At one point Charles River discussed demolishing the structure, constructed in 1983, because of potential liability issues, Lawhon said, but agreed to put off any demolition plans for a year.
Lou Ann Nisbett, president and chief executive officer of the Economic Development Alliance of Jefferson County, addressed the council Monday and noted that should Charles River donate the property to Redfield, a potential buyer could be eligible for incentives from the Economic Development Corp. of Jefferson County. Revenue from a three-eighths cent sales tax approved by county voters in 2011 was earmarked for job creation.
Aldermen were told it costs an estimated $100,000 annually to keep the utilities on at minimum levels in the buildings and a number of mechanical and roof problems were listed by Charles River.
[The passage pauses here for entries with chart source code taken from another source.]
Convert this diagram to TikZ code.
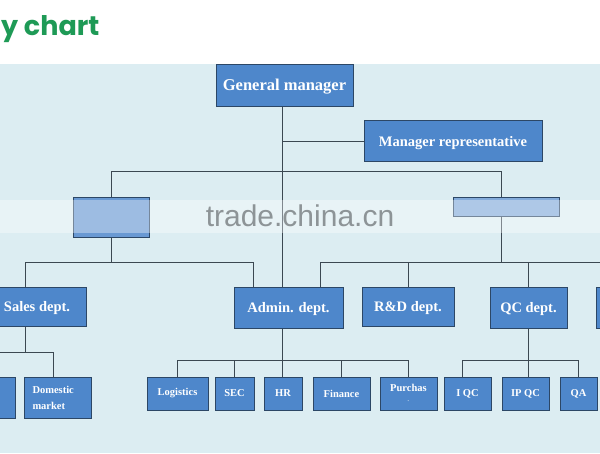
\documentclass[tikz,border=0pt]{standalone}
\usepackage{fontspec}
\setmainfont{Liberation Serif}
\newfontfamily\titlefont{Poppins}
\newfontfamily\markfont{Liberation Sans}
\usetikzlibrary{positioning}
\definecolor{boxblue}{HTML}{4E87CB}
\definecolor{boxedge}{HTML}{2C4766}
\definecolor{linegray}{HTML}{3B4852}
\definecolor{paleblue}{HTML}{DCEDF2}
\definecolor{titlegreen}{HTML}{1E9A56}
\definecolor{markgray}{HTML}{8D9497}

\begin{document}
\begin{tikzpicture}[
    x=1pt, y=-1pt,
    unit/.style={rectangle, draw=boxedge, line width=1pt, fill=boxblue, text=white, inner sep=2pt, align=center},
    big/.style={unit, text depth=0pt, font=\fontsize{14.5}{16}\selectfont\bfseries},
    small/.style={unit, minimum height=33pt, font=\fontsize{10.5}{16}\selectfont\bfseries},
    link/.style={draw=linegray, line width=1pt}
]
    \clip (0,0) rectangle (600,453);
    \fill[white] (0,0) rectangle (600,64);
    \fill[paleblue] (0,64) rectangle (600,453);
    \node[anchor=base west, text=titlegreen, inner sep=0pt, font=\titlefont\fontsize{27}{30}\selectfont\bfseries] (title) at (1,35) {y chart};

    % top
    \node[big, minimum width=137pt, minimum height=42pt, font=\fontsize{16.5}{18}\selectfont\bfseries] (gm) at (284.5,85) {General manager};
    \node[big, minimum width=178pt, minimum height=41pt] (mrep) at (453,141) {Manager representative};

    % second row (blurred)
    \node[unit, minimum width=76pt, minimum height=40pt, fill=boxblue!85!white] (lbox) at (111,217) {};
    \node[unit, minimum width=106pt, minimum height=19pt, fill=boxblue!70!white] (rbox) at (506,206.5) {};

    % departments
    \node[big, minimum width=98pt, minimum height=39pt] (sales) at (37,306.5) {Sales dept.};
    \node[big, minimum width=109pt, minimum height=41pt] (admin) at (288.5,307.5) {Admin. dept.};
    \node[big, minimum width=92pt, minimum height=39pt] (rnd) at (408,306.5) {R\&D dept.};
    \node[big, minimum width=77pt, minimum height=41pt] (qc) at (528.5,307.5) {QC dept.};
    \node[big, minimum width=80pt, minimum height=41pt] (rcut) at (636,307.5) {};

    % sales units
    \node[small, minimum width=60pt, minimum height=41pt] (lcut) at (-15,397.5) {};
    \node[small, minimum width=67pt, minimum height=41pt, text width=50pt, align=left] (domestic) at (57.5,397.5) {Domestic\\market};

    % admin units
    \node[small, minimum width=61pt] (logistics) at (177.5,393.5) {Logistics};
    \node[small, minimum width=39pt, right=6pt of logistics] (sec) {SEC};
    \node[small, minimum width=38pt, right=9pt of sec] (hr) {HR};
    \node[small, minimum width=57pt, right=10pt of hr] (finance) {Finance};
    \node[small, minimum width=57pt, right=9pt of finance] (purchas) {Purchas\\[-5pt]{\tiny -}};

    % qc units
    \node[small, minimum width=47pt] (iqc) at (467.5,394) {I QC};
    \node[small, minimum width=47pt, right=10pt of iqc] (ipqc) {IP QC};
    \node[small, minimum width=37pt, right=10pt of ipqc] (qa) {QA};

    % connectors
    \coordinate (trunk) at ([xshift=-2.5pt]gm.south);
    \draw[link] (trunk) -- (trunk |- admin.north);
    \draw[link] (trunk |- mrep.west) -- (mrep.west);
    \draw[link] (lbox.north) -- ++(0,-25) -| ([xshift=-5pt]rbox.north);

    \draw[link] (lbox.south) -- ++(0,25) coordinate (lbus);
    \draw[link] ([xshift=-12pt]sales.north) |- (lbus) -| ([xshift=-35.5pt]admin.north);

    \draw[link] ([xshift=-5pt]rbox.south) -- ++(0,46) coordinate (rbus);
    \draw[link] ([xshift=31.5pt]admin.north) |- (rbus) -| (rcut.north);
    \draw[link] (rnd.north) -- (rnd.north |- rbus);
    \draw[link] (qc.north) -- (qc.north |- rbus);

    \draw[link] ([xshift=-12pt]sales.south) -- ++(0,26) coordinate (sbus);
    \draw[link] (lcut.north) |- (sbus) -| ([xshift=-4.5pt]domestic.north);

    \draw[link] (trunk |- admin.south) -- (trunk |- hr.north);
    \draw[link] (logistics.north) -- ++(0,-16) -| (purchas.north);
    \foreach \n in {sec,finance}
        \draw[link] (\n.north) -- ++(0,-16);

    \draw[link] (qc.south) -- (qc.south |- ipqc.north);
    \draw[link] ([xshift=-5.5pt]iqc.north) -- ++(0,-17) -| (qa.north);

    % watermark band
    \fill[white, opacity=0.35] (0,200) rectangle (600,233);
    \node[anchor=base, text=markgray, inner sep=0pt, font=\markfont\fontsize{30}{30}\selectfont] (mark) at (300,226) {trade.china.cn};
\end{tikzpicture}
\end{document}
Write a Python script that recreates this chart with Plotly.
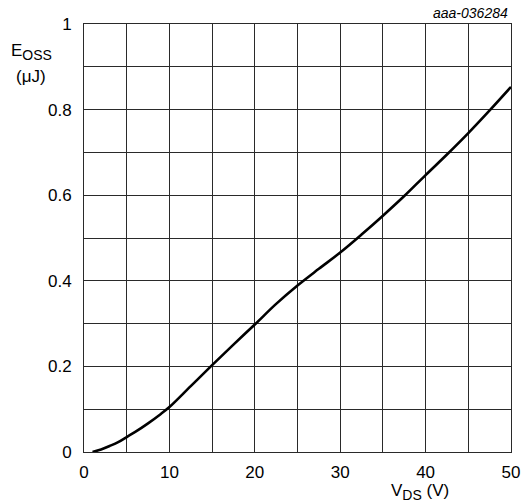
import plotly.graph_objects as go

vds = [1, 2, 3, 4, 5, 6, 7.5, 9, 10, 12.5, 15, 17.5, 20, 22.5, 25, 27.5, 30, 32.5, 35, 37.5, 40, 42.5, 45, 47.5, 50]
eoss = [0.0, 0.006, 0.014, 0.023, 0.035, 0.047, 0.067, 0.089, 0.105, 0.154, 0.203, 0.251, 0.298, 0.346, 0.389, 0.428,
        0.466, 0.508, 0.552, 0.598, 0.647, 0.695, 0.745, 0.798, 0.853]

x_ticks = [0, 10, 20, 30, 40, 50]
y_ticks = [0, 0.2, 0.4, 0.6, 0.8, 1]
y_tick_text = ["0", "0.2", "0.4", "0.6", "0.8", "1"]

FONT = "Liberation Sans, Arial, sans-serif"
GRID = "#2a2a2a"

fig = go.Figure()
fig.add_trace(go.Scatter(x=vds, y=eoss, mode="lines",
                         line=dict(color="black", width=2.6, shape="spline", smoothing=1.0),
                         showlegend=False, hoverinfo="skip"))

axis_common = dict(showline=True, linecolor=GRID, linewidth=1, mirror=True,
                   showgrid=True, gridcolor=GRID, gridwidth=1, zeroline=False,
                   ticks="", automargin=False,
                   tickfont=dict(family=FONT, size=17, color="black"))

fig.update_xaxes(range=[0, 50], tickvals=x_ticks, ticktext=[str(v) for v in x_ticks],
                 minor=dict(dtick=5, showgrid=True, gridcolor=GRID, gridwidth=1, tick0=0),
                 ticklabelstandoff=5, **axis_common)
fig.update_yaxes(range=[0, 1], tickvals=y_ticks, ticktext=y_tick_text,
                 minor=dict(dtick=0.1, showgrid=True, gridcolor=GRID, gridwidth=1, tick0=0),
                 ticklabelstandoff=8, **axis_common)

SUB = '<sub><span style="font-size:14px">{}</span></sub>'

fig.update_layout(
    width=523, height=502,
    margin=dict(l=84, r=12, t=24, b=50),
    paper_bgcolor="white", plot_bgcolor="white",
    font=dict(family=FONT, color="black"),
    annotations=[
        dict(text="E" + SUB.format("OSS"), xref="paper", yref="paper", x=-0.124, y=0.935,
             showarrow=False, font=dict(size=17, family=FONT), xanchor="center", yanchor="middle"),
        dict(text="(μJ)", xref="paper", yref="paper", x=-0.124, y=0.878,
             showarrow=False, font=dict(size=17, family=FONT), xanchor="center", yanchor="middle"),
        dict(text="V" + SUB.format("DS") + " (V)", xref="paper", yref="paper", x=0.787, y=-0.063,
             showarrow=False, font=dict(size=17, family=FONT), xanchor="center", yanchor="top"),
        dict(text="<i>aaa-036284</i>", xref="paper", yref="paper", x=1, y=1.026,
             showarrow=False, font=dict(size=14, family=FONT), xanchor="right", yanchor="middle",
             xshift=-1),
    ],
)

fig.write_html("out.html")
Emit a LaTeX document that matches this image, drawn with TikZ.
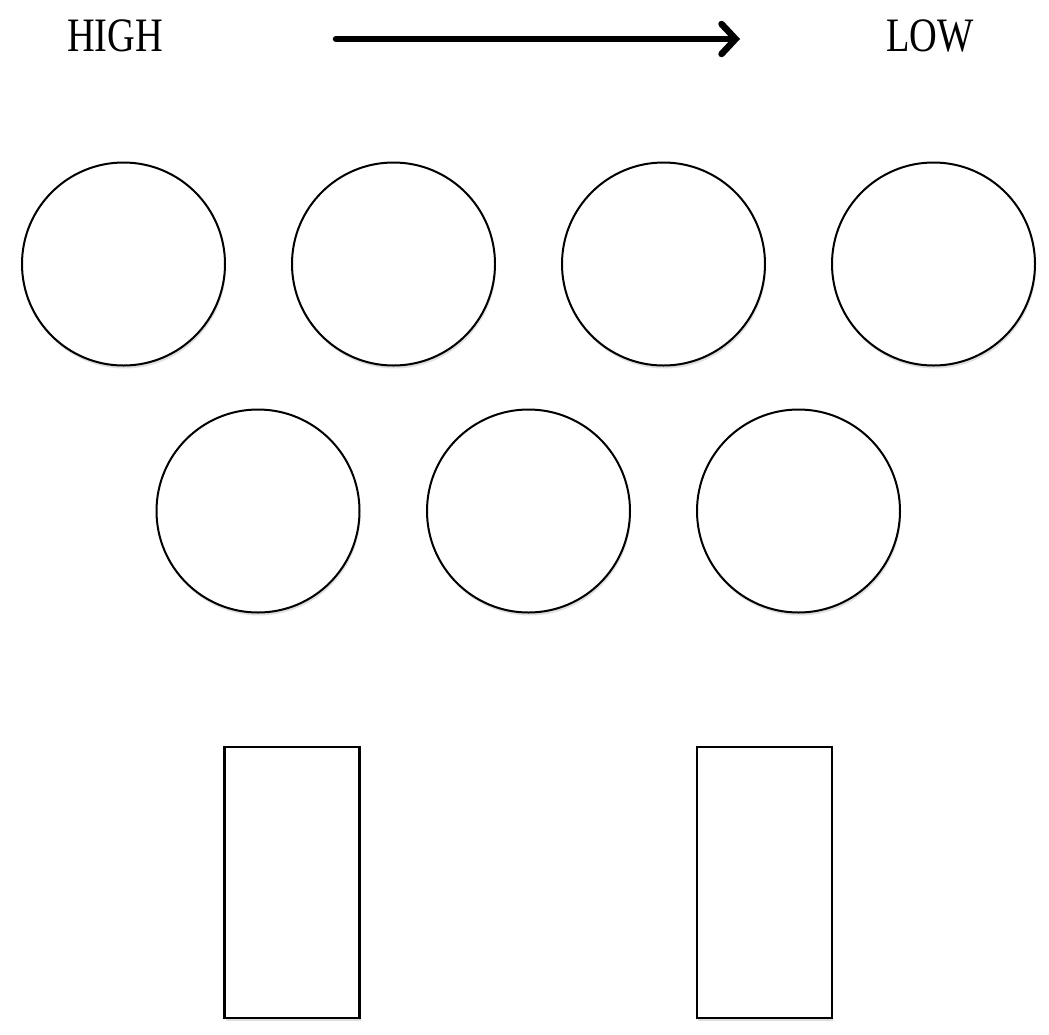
\documentclass[tikz,border=0pt]{standalone}
\usepackage{fontspec}
\setmainfont{Liberation Serif}
\usetikzlibrary{arrows.meta,shadows}
\begin{document}
\begin{tikzpicture}[x=1pt,y=-1pt,
  ball/.style={circle,draw=black,line width=2pt,fill=white,minimum size=203pt,inner sep=0pt,
    drop shadow={shadow xshift=1pt,shadow yshift=-3pt,opacity=0.25}},
  slab/.style={rectangle,draw=black,line width=2.5pt,fill=white,minimum width=135pt,minimum height=271pt,inner sep=0pt,
    drop shadow={shadow xshift=1pt,shadow yshift=-3pt,opacity=0.25}},
  lbl/.style={font=\fontsize{48}{48}\selectfont,inner sep=0pt,xscale=0.8}]
\useasboundingbox[fill=white] (0,0) rectangle (1049,1034);
\node[lbl] (high) at (115,36) {HIGH};
\node[lbl] (low) at (930,36) {LOW};
\coordinate (as) at (336,39);
\coordinate (ae) at (740,39);
\draw[line width=6.5pt,line cap=round,-{Straight Barb[length=14pt,width=30pt,line cap=round]}] (as) -- (ae);
\node[ball] (c1) at (123.5,264) {};
\node[ball] (c2) at (393.5,264) {};
\node[ball] (c3) at (663.5,264) {};
\node[ball] (c4) at (933.5,264) {};
\node[ball] (c5) at (258,511) {};
\node[ball] (c6) at (528.5,511) {};
\node[ball] (c7) at (798.5,511) {};
\node[slab] (r1) at (292,882.5) {};
\node[slab] (r2) at (764.5,882.5) {};
\end{tikzpicture}
\end{document}
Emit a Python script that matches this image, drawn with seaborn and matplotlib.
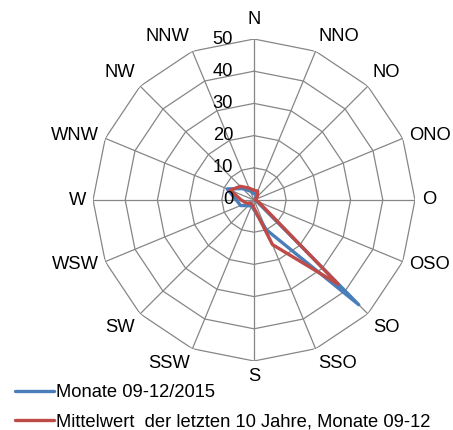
import numpy as np
import pandas as pd
import matplotlib
matplotlib.use("Agg")
import matplotlib.pyplot as plt
import matplotlib.transforms as mtransforms
from matplotlib.lines import Line2D
import seaborn as sns

# Wind directions (clockwise from north) and frequencies
directions = ["N", "NNO", "NO", "ONO", "O", "OSO", "SO", "SSO",
              "S", "SSW", "SW", "WSW", "W", "WNW", "NW", "NNW"]
current_period = [2, 2, 1, 0.5, 0.5, 1, 46, 10,
                  3, 2, 2.5, 4.5, 5.5, 9, 5, 3]
ten_year_mean = [3, 3, 1.5, 0.5, 0.5, 1.5, 37, 15,
                 2.5, 1.5, 1.5, 2.5, 4, 8, 6, 4]
series_names = ["Monate 09-12/2015",
                "Mittelwert  der letzten 10 Jahre, Monate 09-12"]
ring_values = [0, 10, 20, 30, 40, 50]

sns.set_theme(style="white")
plt.rcParams["font.family"] = ["Liberation Sans", "DejaVu Sans"]
plt.rcParams["text.color"] = "black"

FS = 13.2
GRID = "#868686"
COLORS = ["#4A7EBB", "#BE4B48"]

fig = plt.figure(figsize=(4.53, 4.30), dpi=100)
ax = fig.add_axes([93 / 453, 69 / 430, 322 / 453, 322 / 430], projection="polar")
ax.set_theta_zero_location("N")
ax.set_theta_direction(-1)
ax.set_ylim(0, max(ring_values))
ax.grid(False)
ax.spines["polar"].set_visible(False)
ax.set_xticks([])
ax.set_yticks([])
ax.patch.set_alpha(0)

n = len(directions)
theta = np.arange(n) * 2 * np.pi / n
theta_closed = np.append(theta, theta[0])

# Polygonal rings and spokes
for r in ring_values[1:]:
    ax.plot(theta_closed, [r] * (n + 1), color=GRID, lw=0.9, zorder=1)
for t in theta:
    ax.plot([t, t], [0, ring_values[-1]], color=GRID, lw=0.9, zorder=1)

# Series as closed polygons
frames = []
for name, vals in zip(series_names, [current_period, ten_year_mean]):
    frames.append(pd.DataFrame({
        "theta": theta_closed,
        "value": np.append(vals, vals[0]),
        "series": name,
    }))
df = pd.concat(frames, ignore_index=True)
for name, color in zip(series_names, COLORS):
    sns.lineplot(data=df[df["series"] == name], x="theta", y="value",
                 sort=False, estimator=None, color=color, lw=2.4,
                 ax=ax, legend=False, zorder=3)
ax.set_xlabel("")
ax.set_ylabel("")
ax.set_ylim(0, max(ring_values))

# Direction labels outside the outer ring
pad = 7
for t, lab in zip(theta, directions):
    s, c = np.sin(t), np.cos(t)
    ha = "left" if s > 0.1 else ("right" if s < -0.1 else "center")
    va = "bottom" if c > 0.5 else ("top" if c < -0.5 else "center")
    extra = 4 if lab == "N" else 0
    tr = mtransforms.offset_copy(ax.transData, fig=fig,
                                 x=pad * s, y=(pad + extra) * c, units="dots")
    ax.text(t, ring_values[-1], lab, transform=tr, ha=ha, va=va,
            fontsize=FS, color="black", clip_on=False)

# Radial value labels left of the north spoke
tr_r = mtransforms.offset_copy(ax.transData, fig=fig, x=-21, y=0, units="dots")
for r in ring_values:
    ax.text(0, r, str(r), transform=tr_r, ha="right", va="center",
            fontsize=FS, color="black", clip_on=False)

handles = [Line2D([], [], color=c, lw=2.4) for c in COLORS]
fig.legend(handles, series_names, loc="upper left",
           bbox_to_anchor=(15 / 453, 1 - 384 / 430), frameon=False,
           fontsize=FS, handlelength=2.1, handletextpad=0.12,
           labelspacing=0.68, borderaxespad=0, borderpad=0,
           labelcolor="black")

fig.savefig("out.png", dpi=100)
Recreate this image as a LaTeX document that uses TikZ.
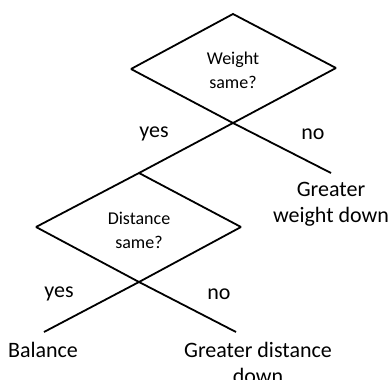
\documentclass[tikz,border=0pt]{standalone}
\usepackage{fontspec}
\setmainfont{Carlito}
\tikzset{
  question/.style={font=\fontsize{18}{24}\selectfont,align=center,inner sep=0pt},
  answer/.style={font=\fontsize{22}{25}\selectfont,inner sep=0pt},
  outcome/.style={font=\fontsize{22}{26}\selectfont,align=center,inner sep=0pt}
}

\begin{document}
\begin{tikzpicture}[x=1pt,y=-1pt,line width=1.8pt,line join=miter]
  \useasboundingbox (0,0) rectangle (392,380);
  \clip (0,0) rectangle (392,380);
  \coordinate (T1) at (233,14);
  \coordinate (L1) at (131,69);
  \coordinate (R1) at (336,68);
  \coordinate (X1) at (233,123);
  \coordinate (E1) at (331,173);
  \coordinate (T2) at (139,173);
  \coordinate (L2) at (36,227);
  \coordinate (R2) at (241,227);
  \coordinate (X2) at (139,282);
  \coordinate (E2) at (44,332);
  \coordinate (E3) at (236,332);

  \draw (L1) -- (T1) -- (R1);
  \draw (L1) -- (X1) -- (E1);
  \draw (R1) -- (X1) -- (T2) -- (L2);
  \draw (T2) -- (R2);
  \draw (L2) -- (X2) -- (E3);
  \draw (R2) -- (X2) -- (E2);

  \node[question] (qweight) at (233,70) {Weight\\same?};
  \node[question] (qdist)   at (139,230) {Distance\\same?};
  \node[answer]   (yes1)    at (154,134) {yes};
  \node[answer]   (no1)     at (313,134) {no};
  \node[answer]   (yes2)    at (59,294)  {yes};
  \node[answer]   (no2)     at (219,294) {no};
  \node[outcome]  (wdown)   at (331,204) {Greater\\weight down};
  \node[outcome]  (balance) at (43,350)  {Balance};
  \node[outcome]  (ddown)   at (258,363) {Greater distance\\down};
\end{tikzpicture}
\end{document}
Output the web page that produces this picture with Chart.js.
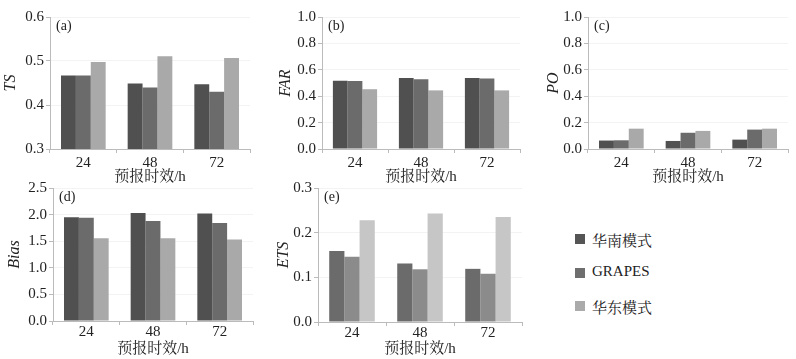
<!DOCTYPE html>
<html lang="zh-CN">
<head>
<meta charset="utf-8">
<script src="https://cdn.jsdelivr.net/npm/chart.js@4/dist/chart.umd.min.js"></script>
<style>.t{font-family:'Liberation Serif','Noto Serif CJK SC',serif;font-size:15px;color:#222}</style>
</head>
<body style="margin:0">
<div id="wrap" style="position:relative;width:796px;height:359px"></div>
<script>
// 预报时效 (h)
const hours = ['24', '48', '72'];
const modelNames = ['华南模式', 'GRAPES', '华东模式'];

// (a) TS
const tsHuanan = [0.467, 0.449, 0.447];
const tsGrapes = [0.467, 0.440, 0.430];
const tsHuadong = [0.498, 0.511, 0.507];
// (b) FAR
const farHuanan = [0.517, 0.537, 0.537];
const farGrapes = [0.515, 0.529, 0.534];
const farHuadong = [0.453, 0.444, 0.444];
// (c) PO
const poHuanan = [0.064, 0.061, 0.071];
const poGrapes = [0.066, 0.123, 0.147];
const poHuadong = [0.154, 0.137, 0.154];
// (d) Bias
const biasHuanan = [1.949, 2.028, 2.022];
const biasGrapes = [1.942, 1.881, 1.844];
const biasHuadong = [1.556, 1.556, 1.532];
// (e) ETS
const etsHuanan = [0.159, 0.131, 0.119];
const etsGrapes = [0.146, 0.118, 0.108];
const etsHuadong = [0.228, 0.243, 0.235];

const colorsDark = ['#505050', '#6b6b6b', '#a9a9a9'];
const colorsLight = ['#6b6b6b', '#8b8b8b', '#c6c6c6'];

const fontFam = "'Liberation Serif', 'Noto Serif CJK SC', serif";
const wrap = document.getElementById('wrap');

const panelTag = {
  id: 'panelTag',
  afterDraw(chart, args, opts) {
    const {ctx, chartArea} = chart;
    ctx.save();
    ctx.font = '14px ' + fontFam;
    ctx.fillStyle = '#222';
    ctx.textBaseline = 'middle';
    ctx.fillText(opts.text, chartArea.left + 6, chartArea.top + 9);
    ctx.restore();
  }
};

function panel(p) {
  const left = p.titleX - 9, top = p.area.t - 8;
  const width = p.area.r + 6 - left;
  const height = p.area.b + p.xh - top;
  const cv = document.createElement('canvas');
  cv.width = width; cv.height = height;
  cv.style.position = 'absolute';
  cv.style.left = left + 'px'; cv.style.top = top + 'px';
  wrap.appendChild(cv);
  const yw = p.area.l - left;
  new Chart(cv, {
    type: 'bar',
    data: {
      labels: hours,
      datasets: p.series.map((s, i) => ({
        label: modelNames[i], data: s, backgroundColor: p.colors[i],
        borderWidth: 0, categoryPercentage: 0.67, barPercentage: 1.0
      }))
    },
    options: {
      responsive: false, animation: false,
      layout: {padding: {left: 0, right: 6, top: 8, bottom: 0}},
      plugins: {legend: {display: false}, tooltip: {enabled: false}, panelTag: {text: p.tag}},
      scales: {
        x: {
          grid: {offset: true, drawOnChartArea: false, tickLength: 4, tickColor: '#bbb'},
          border: {color: '#bbb'},
          ticks: {font: {family: fontFam, size: 15}, color: '#222', padding: p.tickPad},
          title: {display: true, text: '预报时效/h', font: {family: fontFam, size: 15}, color: '#222', padding: 0},
          afterFit: s => { s.height = p.xh; }
        },
        y: {
          min: p.min, max: p.max,
          ticks: {stepSize: p.step, font: {family: fontFam, size: 15}, color: '#222', padding: 2,
                  callback: v => v.toFixed(1)},
          grid: {color: '#f3f3f3', tickColor: '#bbb', tickLength: 4},
          border: {color: '#bbb'},
          title: {display: true, text: p.ytitle, font: {family: fontFam, size: 16, style: 'italic'}, color: '#222', padding: 0},
          afterFit: s => { s.width = yw; }
        }
      }
    },
    plugins: [panelTag]
  });
}

panel({tag: '(a)', ytitle: 'TS', titleX: 10, area: {l: 50, t: 14, r: 250, b: 149}, xh: 37, tickPad: 1,
       min: 0.3, max: 0.6, step: 0.1, series: [tsHuanan, tsGrapes, tsHuadong], colors: colorsDark});
panel({tag: '(b)', ytitle: 'FAR', titleX: 285, area: {l: 322, t: 14, r: 520, b: 149}, xh: 37, tickPad: 1,
       min: 0, max: 1.0, step: 0.2, series: [farHuanan, farGrapes, farHuadong], colors: colorsDark});
panel({tag: '(c)', ytitle: 'PO', titleX: 553, area: {l: 588, t: 14, r: 788, b: 149}, xh: 37, tickPad: 1,
       min: 0, max: 1.0, step: 0.2, series: [poHuanan, poGrapes, poHuadong], colors: colorsDark});
panel({tag: '(d)', ytitle: 'Bias', titleX: 14, area: {l: 53, t: 185, r: 253, b: 321}, xh: 37, tickPad: -2,
       min: 0, max: 2.5, step: 0.5, series: [biasHuanan, biasGrapes, biasHuadong], colors: colorsDark});
panel({tag: '(e)', ytitle: 'ETS', titleX: 283, area: {l: 318, t: 185, r: 522, b: 322}, xh: 36, tickPad: -2,
       min: 0, max: 0.3, step: 0.1, series: [etsHuanan, etsGrapes, etsHuadong], colors: colorsLight});

// legend
const legendColors = ['#555555', '#6e6e6e', '#aaaaaa'];
const legendY = [229, 263, 296];
modelNames.forEach((name, i) => {
  const sw = document.createElement('div');
  sw.style.cssText = 'position:absolute;left:575px;width:10px;height:10px;top:' + (legendY[i] + 5) + 'px;background:' + legendColors[i];
  wrap.appendChild(sw);
  const d = document.createElement('div');
  d.className = 't';
  d.style.cssText = 'position:absolute;left:592px;top:' + legendY[i] + 'px';
  d.textContent = name;
  wrap.appendChild(d);
});
</script>
</body>
</html>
Lawhon acknowledged that “a lot of unknowns” exist and said he wanted the council to make the decision.
The municipality’s $650,000 annual budget has been stretched with lower-than-anticipated revenues for the first quarter of the year, he added, with city officials using reserves to make the city’s payroll.
“Council, this is in your lap,” he added.
The first vote on accepting the property failed, with Aldermen Carol Eagle and Glen Flemmons casting the only “yes” votes. Sandra G. Garrett, Diann Smith, Larry O’Briant and Darrell Hedden voted in opposition.
A motion by Hedden to reconsider failed by an identical 4-2 vote.
The alternative, a representative of the Little Rock commercial real estate firm Flake and Kelly said earlier, would involve Charles River selling the former animal research lab at auction. Lawhon called Dave Carter of the firm after the two votes and simply said “we pass.”